Added: cli/src/__tests__/run-runtime-guard.test.ts

lock acquire + release
conflict on second live owner
stale lock replacement
readiness pass/fail behavior
PID liveness helper

Run command used:

cd cli && pnpm exec vitest run src/__tests__/run-runtime-guard.test.ts

Notes

pnpm typecheck currently reports existing unrelated errors in the repo (e.g. initdbFlags typing in other files). This PR does not touch those code paths.

Follow-ups

PR wsl 2 + zsh #2: explicit claim-key lifecycle validation
PR Opencode support #3: doctor --openclaw integration checks

greptile-apps · 2026-03-13T13:00:02Z

Greptile Summary

This PR adds single-instance enforcement (via a JSON lock file) and deterministic readiness gating (polling /api/health and /) to paperclipai run, addressing split-runtime failures during concurrent or rapid restarts. The approach is sound, but two logic bugs need to be resolved before merging.

Key findings:

Critical – SIGINT/SIGTERM do not terminate the process (run.ts:53-56): Registering process.once("SIGINT", cleanup) overrides Node.js's default termination behavior.
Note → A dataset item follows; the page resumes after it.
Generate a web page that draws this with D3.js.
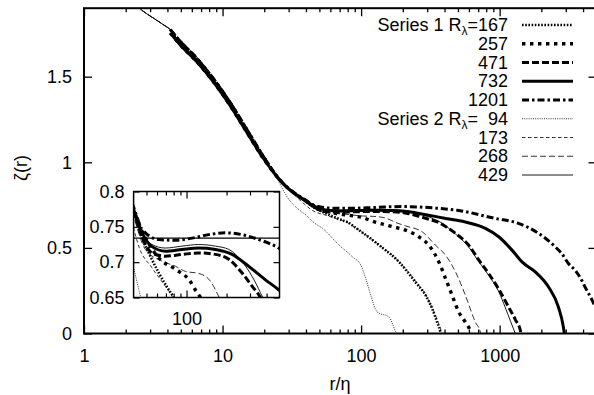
<!DOCTYPE html>
<html><head><meta charset="utf-8">
<script src="https://cdn.jsdelivr.net/npm/d3@7"></script>
<style>
body{margin:0;background:#fff}
svg text{font-family:"Liberation Sans",Arial,Helvetica,sans-serif;fill:#000}
</style>
</head><body>
<svg id="chart" width="594" height="395"></svg>
<script>
// ---------- data (r/eta, zeta) ----------
const headS2 = [[2.3,1.93],[2.6,1.89],[3.2,1.84],[3.8,1.80],[4.2,1.775],[4.9,1.70],[6.47,1.60],[8.5,1.484],[11.2,1.347],[14.8,1.19],[19.5,1.034]];
const headS1upper = [[4.2,1.775],[4.9,1.71],[6.47,1.61],[8.5,1.493],[11.2,1.356],[14.8,1.198],[19.5,1.04]];
const headS1lower = [[4.2,1.755],[4.9,1.69],[6.47,1.59],[8.5,1.475],[11.2,1.338],[14.8,1.182],[19.5,1.028]];

const tail167 = [[25.7,0.90],[30,0.845],[33.9,0.812],[40,0.772],[46,0.735],[52,0.713],[61.8,0.685],[73.5,0.661],[80,0.65],[91.6,0.617],[134.7,0.516],[187.6,0.418],[247,0.30],[292,0.223],[326,0.145],[354,0.066],[374,0.008],[376,0]];
const tail257 = [[25.7,0.90],[30,0.845],[33.9,0.812],[40,0.774],[46,0.745],[52,0.726],[61.8,0.706],[82.4,0.69],[104,0.6755],[120,0.657],[168,0.624],[209,0.604],[261,0.565],[308,0.516],[364,0.418],[407,0.321],[454,0.223],[507,0.125],[566,0.066],[615,0.008],[618,0]];
const tail471 = [[25.7,0.90],[30,0.845],[33.9,0.812],[40,0.772],[46,0.737],[55,0.713],[69,0.7085],[92.5,0.711],[123.5,0.713],[165,0.711],[208,0.704],[261,0.685],[311,0.666],[359,0.65],[407,0.625],[480,0.585],[598,0.516],[706,0.43],[833,0.35],[984,0.26],[1161,0.154],[1300,0.08],[1409,0.02],[1420,0]];
const tail732 = [[25.7,0.90],[30,0.845],[33.9,0.812],[40,0.774],[46,0.743],[55,0.722],[69.3,0.7156],[92.5,0.718],[123.5,0.72],[165,0.718],[220,0.711],[294,0.694],[392,0.675],[493,0.661],[566,0.651],[789,0.614],[984,0.565],[1228,0.487],[1449,0.418],[1808,0.36],[2254,0.272],[2656,0.154],[2885,0.037],[2930,0]];
const tail1201 = [[25.7,0.90],[30,0.847],[33.9,0.815],[40,0.778],[46.2,0.747],[61.8,0.732],[82.4,0.731],[110,0.734],[146.8,0.739],[196,0.7415],[261,0.739],[349,0.732],[493,0.72],[931,0.672],[1370,0.643],[1909,0.585],[2517,0.506],[2806,0.467],[3135,0.409],[3500,0.37],[3910,0.311],[4130,0.272],[4613,0.2],[5000,0.14]];

const tail94 = [[24.5,0.91],[30.3,0.78],[36,0.72],[40,0.692],[42.3,0.673],[45,0.652],[52.7,0.614],[69.5,0.516],[86.5,0.448],[99.5,0.399],[108,0.321],[117.4,0.223],[131,0.125],[159,0.096],[178,0.008],[180,0]];
const tail173 = [[25.7,0.895],[30,0.84],[33.9,0.80],[40,0.748],[43.7,0.7227],[55,0.692],[69.3,0.666],[77.8,0.652],[92,0.615],[134,0.52],[188,0.42],[250,0.30],[295,0.22],[330,0.14],[360,0.065],[380,0.01],[383,0]];
const tail268 = [[25.7,0.90],[30,0.845],[33.9,0.81],[40,0.765],[49,0.718],[65.5,0.7014],[82.4,0.6943],[98,0.687],[123.5,0.684],[147,0.676],[165,0.661],[176,0.65],[210,0.628],[276,0.594],[344,0.516],[407,0.457],[480,0.36],[566,0.223],[668,0.066],[726,0.008],[730,0]];
const tail429 = [[25.7,0.90],[30,0.845],[33.9,0.812],[40,0.768],[46,0.742],[55,0.725],[69,0.72],[92.5,0.7227],[123.5,0.725],[165,0.7227],[208,0.718],[261,0.701],[311,0.68],[359,0.657],[380,0.647],[450,0.60],[598,0.505],[706,0.42],[833,0.34],[984,0.245],[1100,0.15],[1200,0.07],[1297,0]];

const refLevel = [0.734];

const labels1 = ["167","257","471","732","1201"];
const labels2 = ["94","173","268","429"];
const xMajor = [1,10,100,1000];
const yMajor = [0,0.5,1,1.5];
const insetYTicks = [0.65,0.7,0.75,0.8];
const insetXMajor = [100];

// ---------- series ----------
const series = [
  {lab:labels1[0], pts:headS1upper.concat(tail167), w:2.6, dash:"1.6,1.6"},
  {lab:labels1[1], pts:headS1lower.concat(tail257), w:3.4, dash:"3.4,4.6"},
  {lab:labels1[2], pts:headS1upper.concat(tail471), w:3, dash:"7,3"},
  {lab:labels1[3], pts:headS1lower.concat(tail732), w:3, dash:null},
  {lab:labels1[4], pts:headS1upper.concat(tail1201), w:3, dash:"7,3,2.5,3"},
  {lab:labels2[0], pts:headS2.concat(tail94), w:0.8, dash:"1,1.2"},
  {lab:labels2[1], pts:headS2.concat(tail173), w:0.8, dash:"3.5,2.5"},
  {lab:labels2[2], pts:headS2.concat(tail268), w:0.8, dash:"6,3"},
  {lab:labels2[3], pts:headS2.concat(tail429), w:0.9, dash:null}
];

const svg = d3.select("#chart");
const L=84, T=8.2, R=596.5, B=333.5;
const x = d3.scaleLog().domain([1,5000]).range([L,R]);
const y = d3.scaleLinear().domain([0,1.9]).range([B,T]);

const defs = svg.append("defs");
defs.append("clipPath").attr("id","mainclip").append("rect")
  .attr("x",L).attr("y",T).attr("width",R-L).attr("height",B-T);

// main curves
const gMain = svg.append("g").attr("clip-path","url(#mainclip)");
const lineMain = d3.line().x(d=>x(d[0])).y(d=>y(d[1])).curve(d3.curveMonotoneX);
const drawOrder = [5,6,7,8,0,1,2,3,4];
function styleLine(sel, s){
  sel.attr("fill","none").attr("stroke","#000").attr("stroke-width",s.w)
    .attr("stroke-dasharray",s.dash).attr("stroke-linejoin","round");
}
drawOrder.forEach(i=>{
  const s=series[i];
  gMain.append("path").datum(s.pts).attr("d",lineMain).call(styleLine,s);
});

// main axes
const minorX = x.ticks().filter(v=>xMajor.indexOf(v)<0);
function clean(g){ g.select(".domain").remove(); }
svg.append("g").attr("transform",`translate(0,${B})`)
  .call(d3.axisBottom(x).tickValues(xMajor).tickFormat(d3.format("d")).tickSize(-8).tickPadding(16))
  .call(clean).call(g=>g.selectAll("text").attr("font-size",18).attr("font-family",null));
svg.append("g").attr("transform",`translate(0,${B})`)
  .call(d3.axisBottom(x).tickValues(minorX).tickFormat("").tickSize(-4)).call(clean);
svg.append("g").attr("transform",`translate(0,${T})`)
  .call(d3.axisTop(x).tickValues(xMajor).tickFormat("").tickSize(-8)).call(clean);
svg.append("g").attr("transform",`translate(0,${T})`)
  .call(d3.axisTop(x).tickValues(minorX).tickFormat("").tickSize(-4)).call(clean);
svg.append("g").attr("transform",`translate(${L},0)`)
  .call(d3.axisLeft(y).tickValues(yMajor).tickFormat(d3.format("")).tickSize(-8).tickPadding(12))
  .call(clean).call(g=>g.selectAll("text").attr("font-size",18).attr("font-family",null));
svg.append("g").attr("transform",`translate(${R},0)`)
  .call(d3.axisRight(y).tickValues(yMajor).tickFormat("").tickSize(-8)).call(clean);
svg.selectAll(".tick line").attr("stroke","#000").attr("stroke-width",1.3);

svg.append("rect").attr("x",L).attr("y",T).attr("width",R-L).attr("height",B-T)
  .attr("fill","none").attr("stroke","#000").attr("stroke-width",2);

// axis titles
svg.append("text").attr("x",340).attr("y",390).attr("text-anchor","middle").attr("font-size",18).text("r/η");
svg.append("text").attr("transform","translate(27,168) rotate(-90)").attr("text-anchor","middle").attr("font-size",18).text("ζ(r)");

// legend
const legX1=508, lineX0=522, lineX1=573, legY0=25, legDY=18.75;
series.forEach((s,i)=>{
  const yy = legY0 + i*legDY;
  const t = svg.append("text").attr("x",legX1).attr("y",yy+6).attr("text-anchor","end").attr("font-size",18);
  if(i===0 || i===5){
    t.append("tspan").text(i===0?"Series 1 R":"Series 2 R");
    t.append("tspan").attr("font-size",12).attr("dy",4).text("λ");
    t.append("tspan").attr("dy",-4).text(i===0?"=":"=\u00a0\u00a0");
  }
  t.append("tspan").text(s.lab);
  svg.append("path").datum([[lineX0,yy],[lineX1,yy]]).attr("d",d3.line()).call(styleLine,s);
});

// ---------- inset ----------
const iL=133.6, iR=279.5, iT=191.5, iB=297.5;
const xi = d3.scaleLog().domain([40,500]).range([iL,iR]);
const yi = d3.scaleLinear().domain([0.65,0.8]).range([iB,iT]);
svg.append("rect").attr("x",iL).attr("y",iT).attr("width",iR-iL).attr("height",iB-iT).attr("fill","#fff");
defs.append("clipPath").attr("id","insetclip").append("rect")
  .attr("x",iL).attr("y",iT).attr("width",iR-iL).attr("height",iB-iT);
const gIn = svg.append("g").attr("clip-path","url(#insetclip)");
const lineIn = d3.line().x(d=>xi(d[0])).y(d=>yi(d[1])).curve(d3.curveMonotoneX);
drawOrder.forEach(i=>{
  const s=series[i];
  gIn.append("path").datum(s.pts).attr("d",lineIn).call(styleLine,s);
});
gIn.selectAll(null).data(refLevel).enter().append("line")
  .attr("x1",iL).attr("x2",iR).attr("y1",d=>yi(d)).attr("y2",d=>yi(d))
  .attr("stroke","#000").attr("stroke-width",1.2);

const inMinor = xi.ticks().filter(v=>insetXMajor.indexOf(v)<0 && v>40 && v<500);
const gi = svg.append("g");
gi.append("g").attr("transform",`translate(0,${iB})`)
  .call(d3.axisBottom(xi).tickValues(insetXMajor).tickFormat(d3.format("d")).tickSize(-7).tickPadding(15))
  .call(clean).call(g=>g.selectAll("text").attr("font-size",18).attr("font-family",null));
gi.append("g").attr("transform",`translate(0,${iB})`)
  .call(d3.axisBottom(xi).tickValues(inMinor).tickFormat("").tickSize(-4)).call(clean);
gi.append("g").attr("transform",`translate(0,${iT})`)
  .call(d3.axisTop(xi).tickValues(insetXMajor).tickFormat("").tickSize(-7)).call(clean);
gi.append("g").attr("transform",`translate(0,${iT})`)
  .call(d3.axisTop(xi).tickValues(inMinor).tickFormat("").tickSize(-4)).call(clean);
gi.append("g").attr("transform",`translate(${iL},0)`)
  .call(d3.axisLeft(yi).tickValues(insetYTicks).tickFormat(d3.format("")).tickSize(-6).tickPadding(9))
  .call(clean).call(g=>g.selectAll("text").attr("font-size",18).attr("font-family",null));
gi.append("g").attr("transform",`translate(${iR},0)`)
  .call(d3.axisRight(yi).tickValues(insetYTicks).tickFormat("").tickSize(-6)).call(clean);
gi.selectAll(".tick line").attr("stroke","#000").attr("stroke-width",1.2);
svg.append("rect").attr("x",iL).attr("y",iT).attr("width",iR-iL).attr("height",iB-iT)
  .attr("fill","none").attr("stroke","#000").attr("stroke-width",1.5);
</script>
</body></html>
After the handler fires the lock is released, but the server keeps running. A second paperclipai run can then acquire the lock while the original process is still live — the exact split-runtime scenario this PR is designed to prevent.
Logic – TOCTOU race in stale-lock replacement (run-runtime-guard.ts:49-57): The fallback writeFileSync (without "wx") that replaces a stale lock is not atomic. Two concurrent processes that both observe the same stale lock can each conclude it is dead and overwrite each other's valid lock.
Style – Stale-lock test uses non-deterministic PID (run-runtime-guard.test.ts:42): PID 999999 is assumed dead but is not guaranteed to be, making the test potentially flaky.
Style – api-only readiness mode has no test coverage (run-runtime-guard.test.ts): Easy-to-regress path with zero test coverage.

Confidence Score: 2/5

Not safe to merge — the SIGINT/SIGTERM handler silently keeps the server running after the lock is released, which directly reproduces the split-runtime failure the PR is trying to fix.
Two logic bugs undermine the core guarantees of the PR: (1) signal handlers don't exit the process, leaving a lock-less server running; (2) the stale-lock replacement is not atomic, allowing concurrent processes to both believe they hold the lock. The readiness polling logic itself is correct, and the overall architecture is good — but the signal-handling regression is severe enough to block merge.
cli/src/commands/run.ts (signal handler regression) and cli/src/commands/run-runtime-guard.ts (TOCTOU in stale-lock path) need attention before this is safe to merge.

Important Files Changed

Filename	Overview
cli/src/commands/run.ts	Integrates lock acquisition and readiness gating into startup; critical bug: SIGINT/SIGTERM handlers release the lock but do not exit the process, allowing a second instance to acquire the lock while the first server remains live.
cli/src/commands/run-runtime-guard.ts	New module providing lock acquisition and readiness polling; stale-lock replacement path has a TOCTOU race where two concurrent processes can each overwrite the other's valid lock, defeating single-instance enforcement.
cli/src/tests/run-runtime-guard.test.ts	New test file with good coverage of lock acquire/release and readiness probing; stale-lock test uses PID 999999 which is not guaranteed to be dead, and api-only readiness mode is not exercised.

Prompt To Fix All With AI

This is a comment left during a code review.
Path: cli/src/commands/run.ts
Line: 53-56

Comment:
**SIGINT/SIGTERM handlers do not exit the process**

`process.once("SIGINT", cleanup)` and `process.once("SIGTERM", cleanup)` override Node.js's default signal termination behavior. After the listener fires (`released` is set to `true`, lock is cleaned up), the process **continues running** — the server is still active and accepting connections. This directly breaks the single-instance guarantee this PR is meant to provide: another `paperclipai run` invocation could now acquire the lock and start, while the original server instance is still live.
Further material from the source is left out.